= Kersa, Jimma =

District in Oromia Region, Ethiopia

Kersa is a woreda in the Jimma Zone of the Oromia Region of Ethiopia. It is bordered on the south by Dedo, on the southwest by Seka Chekorsa, on the west by Mana, on the north by Limmu Kosa, on the northeast by Tiro Afeta, and on the southeast by Omo Nada. Towns and cities in Kersa include Jimma, the zone's capital, and Serbo.

== Overview ==
The altitude of this woreda ranges from 1740 to 2660 meters above sea level; mountains include Sume, Gora, Kero, Folla and Jiren. Perennial rivers include the Gilgel Gibe, Karsa, Bulbul, Melekta and the Birbirsa. A survey of the land in this woreda shows that 58.6% is arable or cultivable (37.5% was under annual crops), 17.3% pasture, 6.0% forest, and the remaining 18.9% is considered swampy, degraded or otherwise unusable. Coffee is an important cash crop of this woreda. Over 50 square kilometers are planted with this crop.

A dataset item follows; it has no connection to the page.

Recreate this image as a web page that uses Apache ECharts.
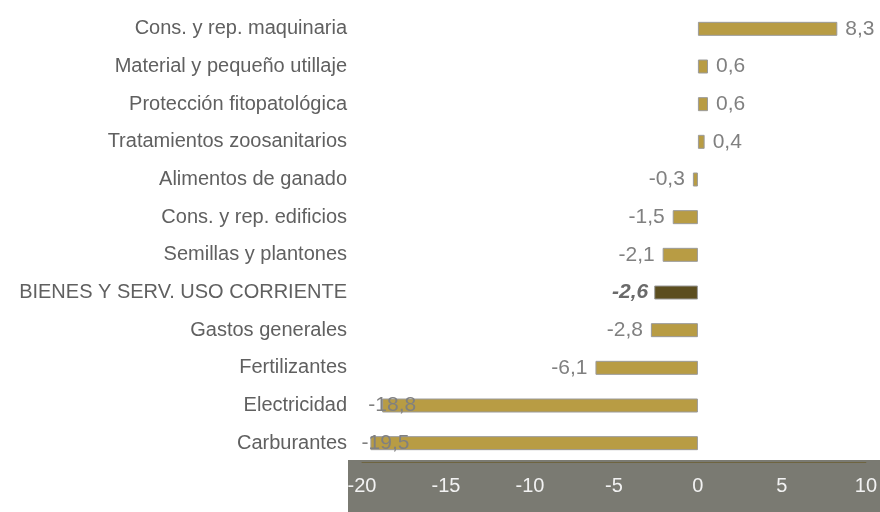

Industry in the woreda includes 14 grain mills. There were 27 Farmers Associations with 16,559 members and 4 Farmers Service Cooperatives with 4,033 members. Kersa has 14 kilometers of dry-weather and "a few" kilometers of all-weather road, for a minimum average road density of 14.3 kilometers per 1000 square kilometers, which is less than the Zonal average of 70 per 1000 square kilometers. About 55% of the urban and 11.35% of the rural population has access to drinking water.

== Demographics ==
The 2007 national census reported a total population for this woreda of 165,391, of whom 83,579 were men and 81,812 were women; 5,426 or 3.28% of its population were urban dwellers. The majority of the inhabitants were Moslem, with 88.87% of the population reporting they observed this belief, while 10% of the population said they practised Ethiopian Orthodox Christianity.

Based on figures published by the Central Statistical Agency in 2005, this woreda has an estimated total population of 329,629, of whom 162,690 are men and 166,939 are women; 165,083 or 50.08% of its population are urban dwellers, which is greater than the Zone average of 12.3%. With an estimated area of 978.6 square kilometers, Kersa has an estimated population density of 336.8 people per square kilometer, which is greater than the Zone average of 150.6.

The 1994 national census reported a total population for this woreda of 212,038, of whom 106,329 were men and 105,709 women; 92,265 or 43.51% of its population were urban dwellers at the time. The six largest ethnic groups reported in Kersa were the Oromo (66.19%), the Amhara (10.56%), the Yem (6.92%), the Kullo (5.47%), the Kafficho (3.28%), and the Sebat Bet Gurage (1.8%); all other ethnic groups made up 5.78% of the population. Oromiffa was spoken as a first language by 67.41%, 22.79% spoke Amharic, 2.83% spoke Kullo, and 2.3% spoke Yemsa; the remaining 1.52% spoke all other primary languages reported. The majority of the inhabitants were Muslim, with 65.49% of the population having reported they practiced that belief, while 31.57% of the population said they professed Ethiopian Orthodox Christianity, and 2.56% were Protestant.